In some seaports, where there is a pertinacious disinclination on the part of the parents of the boys to their going to sea, I have suggested to the committee the undertaking to return all or a portion of the school fees of any boy who has passed above a certain mark, on proof being received that the boy has sailed. This would in many cases act both on parent and child as a great inducement to the boy to go to sea.
IX. Navigation Schools should be periodically inspected and reported on.
Inspection to be really valuable should be thorough. Now the subjects in which it is proposed that the boys shall be taught at the Navigation School are very numerous, and none of them should, if possible, be allowed to escape the notice of the inspector and the test of examination.
I propose that there shall be two examinations every half-year, (1) the general examination, to measure the progress and proficiency of the navigation classes, and the payment to be made to the educational staff; (2) the special competitive examination for prizes and exhibitions. The first will be held in the course of the half-year, in the presence of the inspector and master, the answers, however, to be looked over and valued in London.

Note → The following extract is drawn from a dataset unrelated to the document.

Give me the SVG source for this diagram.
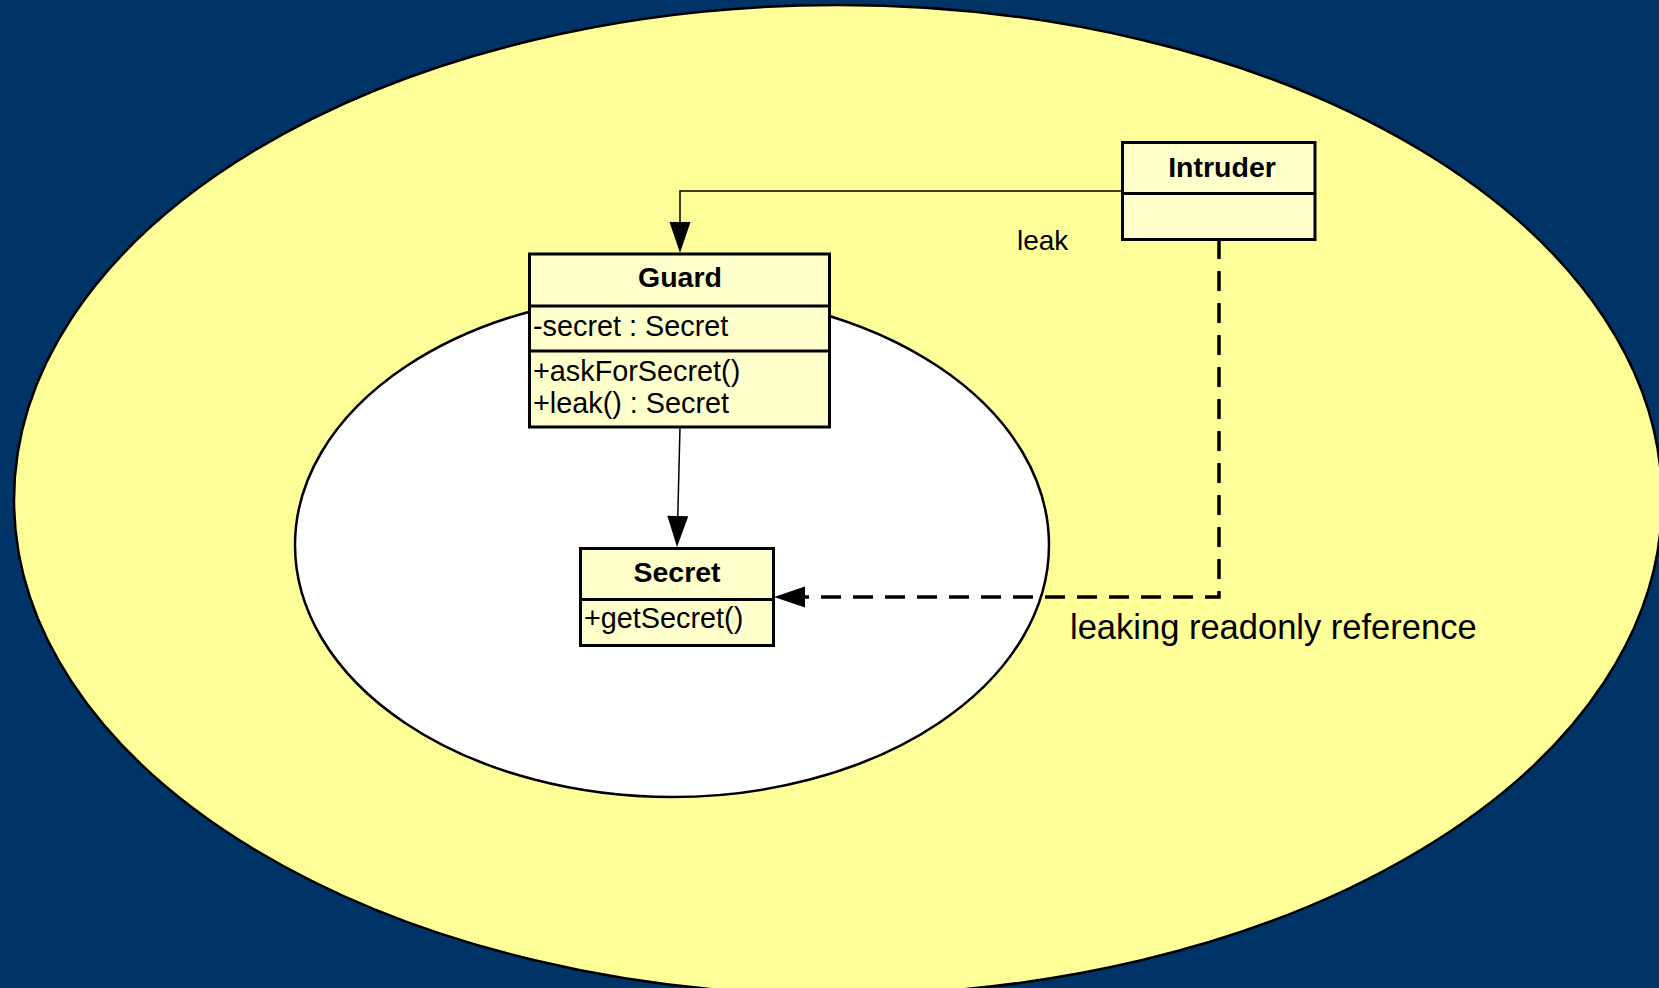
<svg xmlns="http://www.w3.org/2000/svg" width="1659" height="988" viewBox="0 0 1659 988">
  <style>
    .box { fill: #FFFFCC; stroke: #000; stroke-width: 3; }
    .div { stroke: #000; stroke-width: 3; }
    .title { font-family: "Liberation Sans", Arial, sans-serif; font-size: 28.5px; font-weight: bold; text-anchor: middle; fill: #000; }
    .member { font-family: "Liberation Sans", Arial, sans-serif; font-size: 28.8px; fill: #000; }
    .label { font-family: "Liberation Sans", Arial, sans-serif; fill: #000; }
    .assoc { fill: none; stroke: #000; stroke-width: 1.5; }
    .dep { fill: none; stroke: #000; stroke-width: 3.5; stroke-dasharray: 20 12; }
  </style>
  <defs>
    <marker id="arrow" markerUnits="userSpaceOnUse" markerWidth="31" markerHeight="22" refX="0" refY="10.5" orient="auto" overflow="visible">
      <path d="M0,0 L31,10.5 L0,21 Z" fill="#000"/>
    </marker>
  </defs>

  <!-- background -->
  <rect x="0" y="0" width="1659" height="988" fill="#003366"/>

  <!-- outer and inner regions -->
  <ellipse id="outer-region" cx="838" cy="500" rx="824" ry="495" fill="#FFFF99" stroke="#000" stroke-width="2.5"/>
  <ellipse id="inner-region" cx="672" cy="545" rx="377" ry="252" fill="#FFFFFF" stroke="#000" stroke-width="2.5"/>

  <!-- connectors -->
  <g id="connectors">
    <path class="assoc" d="M1122,191 H680 V222" marker-end="url(#arrow)"/>
    <path class="assoc" d="M680,427 L677.8,516" marker-end="url(#arrow)"/>
    <path class="dep" d="M1219,239 V597 H805" marker-end="url(#arrow)"/>
    <text class="label" x="1017" y="250" font-size="28">leak</text>
    <text class="label" x="1070" y="639" font-size="34.5">leaking readonly reference</text>
  </g>

  <!-- Guard class -->
  <g id="guard">
    <rect class="box" x="529.5" y="254" width="300" height="173"/>
    <line class="div" x1="529.5" y1="306" x2="829.5" y2="306"/>
    <line class="div" x1="529.5" y1="351" x2="829.5" y2="351"/>
    <text class="title" x="680" y="287">Guard</text>
    <text class="member" x="533" y="336">-secret : Secret</text>
    <text class="member" x="533" y="381">+askForSecret()</text>
    <text class="member" x="533" y="413">+leak() : Secret</text>
  </g>

  <!-- Secret class -->
  <g id="secret">
    <rect class="box" x="580.5" y="548.5" width="193" height="97"/>
    <line class="div" x1="580.5" y1="599.5" x2="773.5" y2="599.5"/>
    <text class="title" x="677" y="582">Secret</text>
    <text class="member" x="584" y="628">+getSecret()</text>
  </g>

  <!-- Intruder class -->
  <g id="intruder">
    <rect class="box" x="1122.5" y="142.5" width="192.5" height="97"/>
    <line class="div" x1="1122.5" y1="193.5" x2="1315" y2="193.5"/>
    <text class="title" x="1222" y="177">Intruder</text>
  </g>
</svg>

The second will be held at the close of the half-year, in the presence of the master and of one or more of the local committee. It will be entirely a written examination, the questions to be sent from the Department. To prevent any suspicion of unfair treatment, the examination books should, after each examination, be sealed up at the close of the day, in the presence of the boys, and sent to London. The prizes and prize studentships will be awarded when the school meets again, at the commencement of the next half-year. The answers will be valued in London, by a person appointed for that special purpose. The practice I have adopted is to give full numbers for an accurate answer, half numbers for an answer which, though inaccurate, shows intelligence.
The inspector who conducts the general examination should have with him various papers of questions of equal value on each subject, so as to diminish the possibility of information as to the questions set at the examination being communicated from one school to the other. The masters have a direct pecuniary interest in preventing any information being sent to the other schools.
I suggest that the general examination, to ascertain the amount of examination money, be conducted in the following manner:
The school to be arranged previous to the arrival of the inspector, in five classes, each class separated from the other as far as the arrangements of the school will admit, and the five classes to be so composed as to be about equal, both in average and collective intelligence. No difficulty is experienced by the masters in doing this.